CAIRN.INFO : Matières à réflexion

1Se demander ce que le renouveau de la socio-économie fait aux classes sociales, c’est s’interroger sur la compatibilité des nouveaux concepts et les approches développés dans ce cadre au cours de ces trente dernières années avec la notion de classes sociales. Ces dernières sont-elles solubles dans les réseaux, les générations ou la hiérarchie des revenus ? La socio-économie fait-elle apparaître, ou disparaître, les classes sociales de l’agenda scientifique ?
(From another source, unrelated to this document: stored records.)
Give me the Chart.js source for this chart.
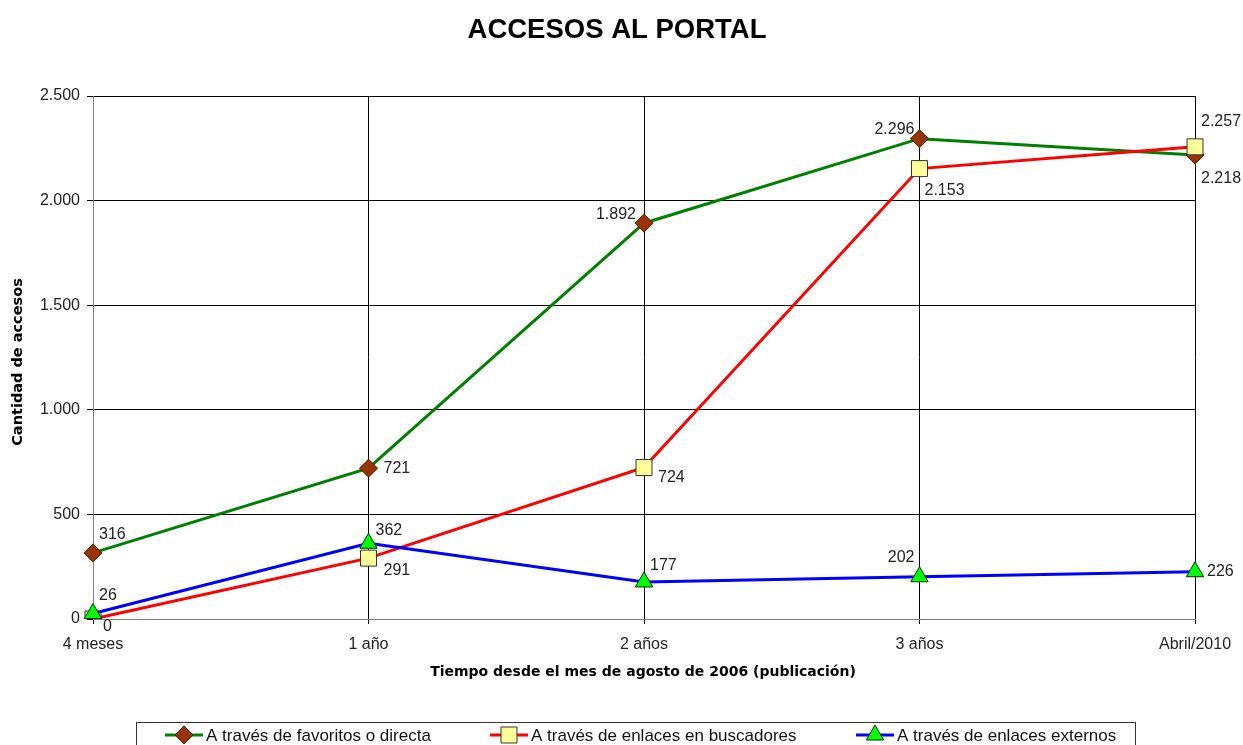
<!DOCTYPE html>
<html>
<head>
<meta charset="utf-8">
<script src="https://cdn.jsdelivr.net/npm/chart.js@4"></script>
<style>
  html, body { margin:0; padding:0; background:#fff; }
  #wrap { width:1243px; height:745px; position:relative; }
</style>
</head>
<body>
<div id="wrap"><canvas id="c" width="1243" height="745"></canvas></div>
<script>
const categories = ['4 meses', '1 año', '2 años', '3 años', 'Abril/2010'];
const favoritos = [316, 721, 1892, 2296, 2218];
const buscadores = [0, 291, 724, 2153, 2257];
const externos = [26, 362, 177, 202, 226];
const seriesNames = ['A través de favoritos o directa', 'A través de enlaces en buscadores', 'A través de enlaces externos'];
const yTicks = [0, 500, 1000, 1500, 2000, 2500];

function fmt(v) {
  return String(v).replace(/\B(?=(\d{3})+(?!\d))/g, '.');
}

// label placement: [dx, dy, align] per series per point (styling only)
const labelPlacement = [
  [[6,-18,'left'],[15,0,'left'],[-8,-9,'right'],[-5,-9,'right'],[6,24,'left']],
  [[10,8,'left'],[15,12,'left'],[14,10,'left'],[5,22,'left'],[6,-25,'left']],
  [[6,-18,'left'],[7,-13,'left'],[6,-16,'left'],[-5,-19,'right'],[12,0,'left']]
];

const FONT = '"Liberation Sans", Arial, sans-serif';

const decor = {
  id: 'decor',
  afterDatasetsDraw(chart) {
    const ctx = chart.ctx;
    ctx.save();
    ctx.font = '16px ' + FONT;
    ctx.fillStyle = '#222';
    ctx.textBaseline = 'middle';
    chart.data.datasets.forEach((ds, i) => {
      const meta = chart.getDatasetMeta(i);
      meta.data.forEach((pt, j) => {
        const p = labelPlacement[i][j];
        ctx.textAlign = p[2];
        ctx.fillText(fmt(ds.data[j]), pt.x + p[0], pt.y + p[1]);
      });
    });
    ctx.restore();
  },
  afterDraw(chart) {
    const ctx = chart.ctx;
    ctx.save();
    // title
    ctx.fillStyle = '#000';
    ctx.textAlign = 'center';
    ctx.textBaseline = 'middle';
    ctx.font = 'bold 27.5px ' + FONT;
    ctx.fillText('ACCESOS AL PORTAL', 617, 30);
    // axis titles
    ctx.font = 'bold 14px "DejaVu Sans", sans-serif';
    ctx.fillText('Tiempo desde el mes de agosto de 2006 (publicación)', 643, 672);
    ctx.save();
    ctx.translate(18, 362);
    ctx.rotate(-Math.PI / 2);
    ctx.font = 'bold 14.5px "DejaVu Sans", sans-serif';
    ctx.fillText('Cantidad de accesos', 0, 0);
    ctx.restore();
    // legend
    ctx.strokeStyle = '#333';
    ctx.lineWidth = 1;
    ctx.strokeRect(136.5, 722.5, 999, 40);
    const starts = [165, 490, 856];
    ctx.font = '17px ' + FONT;
    ctx.textAlign = 'left';
    chart.data.datasets.forEach((ds, i) => {
      const x0 = starts[i], y0 = 735;
      ctx.strokeStyle = ds.borderColor;
      ctx.lineWidth = 3;
      ctx.beginPath();
      ctx.moveTo(x0, y0);
      ctx.lineTo(x0 + 38, y0);
      ctx.stroke();
      ctx.fillStyle = ds.pointBackgroundColor;
      ctx.strokeStyle = ds.pointBorderColor;
      ctx.lineWidth = 1;
      Chart.helpers.drawPoint(ctx, {pointStyle: ds.pointStyle, radius: ds.pointRadius, rotation: 0, borderWidth: 1}, x0 + 19, y0);
      ctx.fillStyle = '#111';
      ctx.fillText(ds.label, x0 + 41, y0 + 1);
    });
    ctx.restore();
  }
};

new Chart(document.getElementById('c'), {
  type: 'line',
  data: {
    labels: categories,
    datasets: [
      {
        label: seriesNames[0], data: favoritos, order: 2,
        borderColor: '#008000', borderWidth: 3,
        pointStyle: 'rectRot', pointRadius: 9, pointHoverRadius: 9,
        pointBackgroundColor: '#993300', pointBorderColor: '#4d1a00', pointBorderWidth: 1,
        tension: 0, fill: false
      },
      {
        label: seriesNames[1], data: buscadores, order: 1,
        borderColor: '#FF0000', borderWidth: 3,
        pointStyle: 'rect', pointRadius: 11.3, pointHoverRadius: 11.3,
        pointBackgroundColor: '#FFFF99', pointBorderColor: '#333', pointBorderWidth: 1,
        tension: 0, fill: false
      },
      {
        label: seriesNames[2], data: externos, order: 0,
        borderColor: '#0000FF', borderWidth: 3,
        pointStyle: 'triangle', pointRadius: 10, pointHoverRadius: 10,
        pointBackgroundColor: '#00FF00', pointBorderColor: '#003300', pointBorderWidth: 1,
        tension: 0, fill: false
      }
    ]
  },
  options: {
    responsive: false,
    animation: false,
    events: [],
    layout: { padding: { left: 0, top: 96, right: 48, bottom: 0 } },
    plugins: { legend: { display: false }, title: { display: false }, tooltip: { enabled: false } },
    scales: {
      x: {
        offset: false,
        grid: { color: '#000', lineWidth: 1, tickLength: 5, drawTicks: true },
        border: { color: '#808080', width: 1 },
        ticks: { color: '#222', font: { family: FONT, size: 16 }, padding: 11, maxRotation: 0, autoSkip: false },
        afterFit(scale) { scale.height = 126; }
      },
      y: {
        min: 0, max: 2500,
        afterBuildTicks(scale) { scale.ticks = yTicks.map(v => ({ value: v })); },
        grid: { color: '#000', lineWidth: 1, tickLength: 6 },
        border: { color: '#808080', width: 1 },
        ticks: { color: '#222', font: { family: FONT, size: 16 }, padding: 7, callback: v => fmt(v) },
        afterFit(scale) { scale.width = 93; }
      }
    }
  },
  plugins: [decor]
});
</script>
</body>
</html>
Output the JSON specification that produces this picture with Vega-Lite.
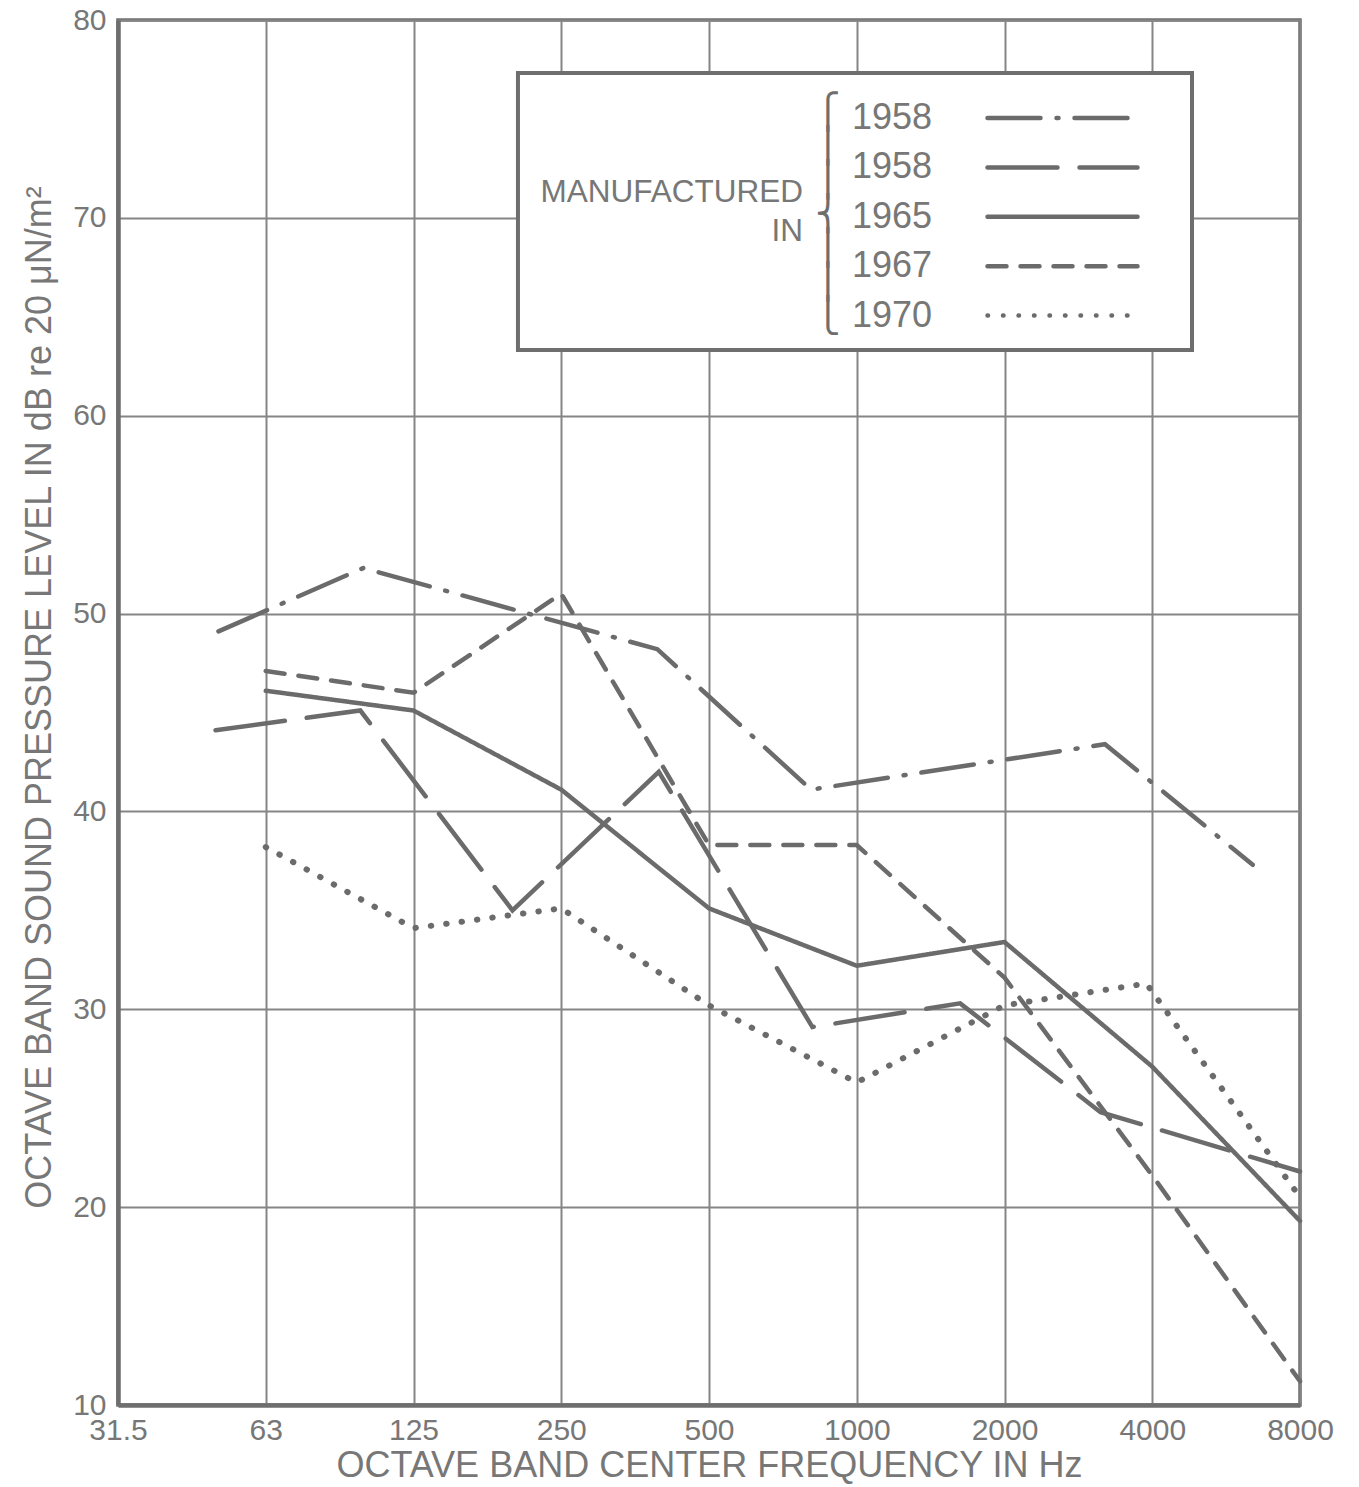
{
  "$schema": "https://vega.github.io/schema/vega-lite/v6.json",
  "width": 1182,
  "height": 1385,
  "autosize": {"type": "none"},
  "padding": {"left": 118, "top": 20, "right": 59, "bottom": 82},
  "background": "white",
  "config": {
    "font": "Liberation Sans",
    "view": {"stroke": "#6e6e6e", "strokeWidth": 3.5}
  },
  "datasets": {
    "curves": [
      {"series": "1958a", "octave": 0.68, "level": 49.1},
      {"series": "1958a", "octave": 1.66, "level": 52.3},
      {"series": "1958a", "octave": 3.65, "level": 48.2},
      {"series": "1958a", "octave": 4.69, "level": 41.1},
      {"series": "1958a", "octave": 6.68, "level": 43.4},
      {"series": "1958a", "octave": 7.68, "level": 37.3},
      {"series": "1958b", "octave": 0.66, "level": 44.1},
      {"series": "1958b", "octave": 1.64, "level": 45.1},
      {"series": "1958b", "octave": 2.67, "level": 35.0},
      {"series": "1958b", "octave": 3.66, "level": 42.0},
      {"series": "1958b", "octave": 4.70, "level": 29.1},
      {"series": "1958b", "octave": 5.70, "level": 30.3},
      {"series": "1958b", "octave": 6.65, "level": 24.8},
      {"series": "1958b", "octave": 8, "level": 21.8},
      {"series": "1965", "octave": 1, "level": 46.1},
      {"series": "1965", "octave": 2, "level": 45.1},
      {"series": "1965", "octave": 3, "level": 41.1},
      {"series": "1965", "octave": 4, "level": 35.1},
      {"series": "1965", "octave": 5, "level": 32.2},
      {"series": "1965", "octave": 6, "level": 33.4},
      {"series": "1965", "octave": 7, "level": 27.1},
      {"series": "1965", "octave": 8, "level": 19.3},
      {"series": "1967", "octave": 1, "level": 47.1},
      {"series": "1967", "octave": 2, "level": 46.0},
      {"series": "1967", "octave": 3, "level": 51.0},
      {"series": "1967", "octave": 4, "level": 38.3},
      {"series": "1967", "octave": 5, "level": 38.3},
      {"series": "1967", "octave": 6, "level": 31.6},
      {"series": "1967", "octave": 7, "level": 21.6},
      {"series": "1967", "octave": 8, "level": 11.2},
      {"series": "1970", "octave": 1, "level": 38.2},
      {"series": "1970", "octave": 2, "level": 34.1},
      {"series": "1970", "octave": 3, "level": 35.1},
      {"series": "1970", "octave": 4, "level": 30.2},
      {"series": "1970", "octave": 5, "level": 26.3},
      {"series": "1970", "octave": 6, "level": 30.2},
      {"series": "1970", "octave": 6.96, "level": 31.3},
      {"series": "1970", "octave": 8, "level": 20.5}
    ]
  },
  "layer": [
    {
      "data": {"name": "curves"},
      "transform": [{"filter": "datum.series != '1970'"}],
      "mark": {"type": "line", "strokeWidth": 4.5, "strokeCap": "round", "color": "#6b6b6b"},
      "encoding": {
        "x": {
          "field": "octave",
          "type": "quantitative",
          "scale": {"domain": [0, 8], "nice": false, "zero": false},
          "axis": {
            "values": [0, 1, 2, 3, 4, 5, 6, 7, 8],
            "labelExpr": "['31.5','63','125','250','500','1000','2000','4000','8000'][datum.value]",
            "labelFlush": false,
            "labelOverlap": false,
            "labelFontSize": 30,
            "labelColor": "#777777",
            "labelPadding": 10,
            "ticks": false,
            "domainColor": "#6e6e6e",
            "domainWidth": 4.5,
            "grid": true,
            "gridColor": "#858585",
            "gridWidth": 2,
            "title": "OCTAVE BAND CENTER FREQUENCY IN Hz",
            "titleFontSize": 36,
            "titleFontWeight": "normal",
            "titleColor": "#777777",
            "titlePadding": 3
          }
        },
        "y": {
          "field": "level",
          "type": "quantitative",
          "scale": {"domain": [10, 80], "nice": false, "zero": false},
          "axis": {
            "values": [10, 20, 30, 40, 50, 60, 70, 80],
            "labelFontSize": 30,
            "labelColor": "#777777",
            "labelPadding": 12,
            "labelOverlap": false,
            "ticks": false,
            "domainColor": "#6e6e6e",
            "domainWidth": 4.5,
            "grid": true,
            "gridColor": "#858585",
            "gridWidth": 2,
            "title": "OCTAVE BAND SOUND PRESSURE LEVEL IN dB re 20 μN/m²",
            "titleFontSize": 36,
            "titleFontWeight": "normal",
            "titleColor": "#777777",
            "titlePadding": 14,
            "titleY": 677
          }
        },
        "strokeDash": {
          "field": "series",
          "type": "nominal",
          "scale": {
            "domain": ["1958a", "1958b", "1965", "1967", "1970"],
            "range": [[53, 16, 2, 16], [70, 22], [1, 0], [19, 14], [0.5, 15]]
          },
          "legend": {
            "orient": "none",
            "legendX": 734,
            "legendY": 80,
            "title": null,
            "labelFontSize": 36,
            "labelColor": "#777777",
            "labelOffset": -228.5,
            "labelExpr": "slice(datum.label, 0, 4)",
            "symbolType": "M-5,0L5,0",
            "symbolSize": 900,
            "symbolStrokeWidth": 4.5,
            "symbolStrokeColor": "#6b6b6b",
            "symbolFillColor": "transparent",
            "symbolOffset": 192.5,
            "rowPadding": 13.4,
            "padding": 0,
            "encode": {"symbols": {"update": {"strokeCap": {"value": "round"}}}}
          }
        }
      }
    },
    {
      "data": {"name": "curves"},
      "transform": [{"filter": "datum.series == '1970'"}],
      "mark": {"type": "line", "strokeWidth": 6, "strokeCap": "round", "color": "#6b6b6b"},
      "encoding": {
        "x": {"field": "octave", "type": "quantitative", "scale": {"domain": [0, 8], "nice": false, "zero": false}},
        "y": {"field": "level", "type": "quantitative", "scale": {"domain": [10, 80], "nice": false, "zero": false}},
        "strokeDash": {
          "field": "series",
          "type": "nominal",
          "scale": {
            "domain": ["1958a", "1958b", "1965", "1967", "1970"],
            "range": [[53, 16, 2, 16], [70, 22], [1, 0], [19, 14], [0.5, 15]]
          },
          "legend": {
            "orient": "none",
            "legendX": 734,
            "legendY": 80,
            "title": null,
            "labelFontSize": 36,
            "labelColor": "#777777",
            "labelOffset": -228.5,
            "labelExpr": "slice(datum.label, 0, 4)",
            "symbolType": "M-5,0L5,0",
            "symbolSize": 900,
            "symbolStrokeWidth": 4.5,
            "symbolStrokeColor": "#6b6b6b",
            "symbolFillColor": "transparent",
            "symbolOffset": 192.5,
            "rowPadding": 13.4,
            "padding": 0,
            "encode": {"symbols": {"update": {"strokeCap": {"value": "round"}}}}
          }
        }
      }
    },
    {
      "data": {"values": [{}]},
      "mark": {"type": "rect", "fill": "white", "stroke": "#6e6e6e", "strokeWidth": 4},
      "encoding": {
        "x": {"datum": 2.707, "type": "quantitative"},
        "x2": {"datum": 7.269},
        "y": {"datum": 77.32, "type": "quantitative"},
        "y2": {"datum": 63.32}
      }
    },
    {
      "data": {"values": [{}]},
      "mark": {
        "type": "text",
        "text": ["MANUFACTURED", "IN"],
        "font": "Liberation Sans",
        "fontSize": 31.5,
        "lineHeight": 39,
        "align": "right",
        "baseline": "middle",
        "color": "#777777"
      },
      "encoding": {
        "x": {"datum": 4.636, "type": "quantitative"},
        "y": {"datum": 71.26, "type": "quantitative"}
      }
    },
    {
      "data": {"values": [{}]},
      "mark": {
        "type": "text",
        "text": ["⎧", "⎪", "⎪", "⎨", "⎪", "⎪", "⎩"],
        "font": "DejaVu Sans",
        "fontSize": 34,
        "lineHeight": 34,
        "align": "center",
        "baseline": "middle",
        "color": "#6e6e6e"
      },
      "encoding": {
        "x": {"datum": 4.805, "type": "quantitative"},
        "y": {"datum": 75.3, "type": "quantitative"}
      }
    }
  ]
}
2À la fin du xviiie siècle, c’est chez les physiocrates qu’émerge une théorisation en termes de classes sociales. L’analyse économique, qui est bien alors une socio-économie, porte une grande attention à la structure des sociétés. Ce rôle central donné à la question de la propriété est repris par la tradition socialiste, notamment marxiste, qui déplace le point focal de l’analyse, de la propriété de la terre à celle du capital, et instruit classiquement la question des classes sociales autour du rapport salarial, capital/travail.

3Dès la fin du xixe siècle, mais surtout au cours du xxe siècle, ce statut de la propriété change toutefois considérablement avec la généralisation et la promotion du salariat, qui en vient à incarner lui-même un statut envié, associé à une sécurisation de l’existence et à l’octroi d’un certain nombre d’attributs sociaux. Avec l’essor de la figure du dirigeant salarié et de formes de quasi-salariat dans le secteur libéral, il devient alors de plus en plus malaisé d’articuler l’analyse de la structure sociale à cet opérateur central qu’était le salariat dans l’économie classique, la tradition marxiste et les primes analyses sociologiques.

4Les travaux sociologiques récents ont eu tendance à s’intéresser davantage aux exclus de la société salariale, aux discriminations ethniques ou de genre, aux formes de relégation spatiale, à la question de l’immigration, etc. Le problème est apparu symétrique du côté du capital, devenu un agent plus abstrait, ou moins aisément personnifiable. En témoignent, par exemple, la nouvelle difficulté à identifier « son patron », le recours croissant à la catégorie sociologiquement minimaliste de « riches », et la possibilité même – repérable dans maints travaux récents – de penser le capitalisme, la domination, l’exploitation, etc., sans théoriser les classes sociales.

5C’est dans ce contexte que s’inscrivent aussi les approches en termes de réseaux, de générations ou de hiérarchie de revenus, développées ces vingt dernières années par la socio-économie, la sociologie économique ou l’économie institutionnaliste. Mais quel est leur statut ? Doit-on considérer qu’elles contribuent, elles aussi, à reléguer les classes sociales comme outil analytique et opérateur d’identification sociale, ou peut-on au contraire penser qu’elles nous aident à mettre en lumière des formes contemporaines de polarisation sociale ? Car nous avons bien toujours besoin, pour comprendre la structuration de nos sociétés, de construire des polarités, à même de dépasser le caractère de plus en plus multivarié des inégalités et des opérateurs de différenciation. Ce dossier vise précisément à se demander dans quelle mesure ces approches peuvent éventuellement nous y aider.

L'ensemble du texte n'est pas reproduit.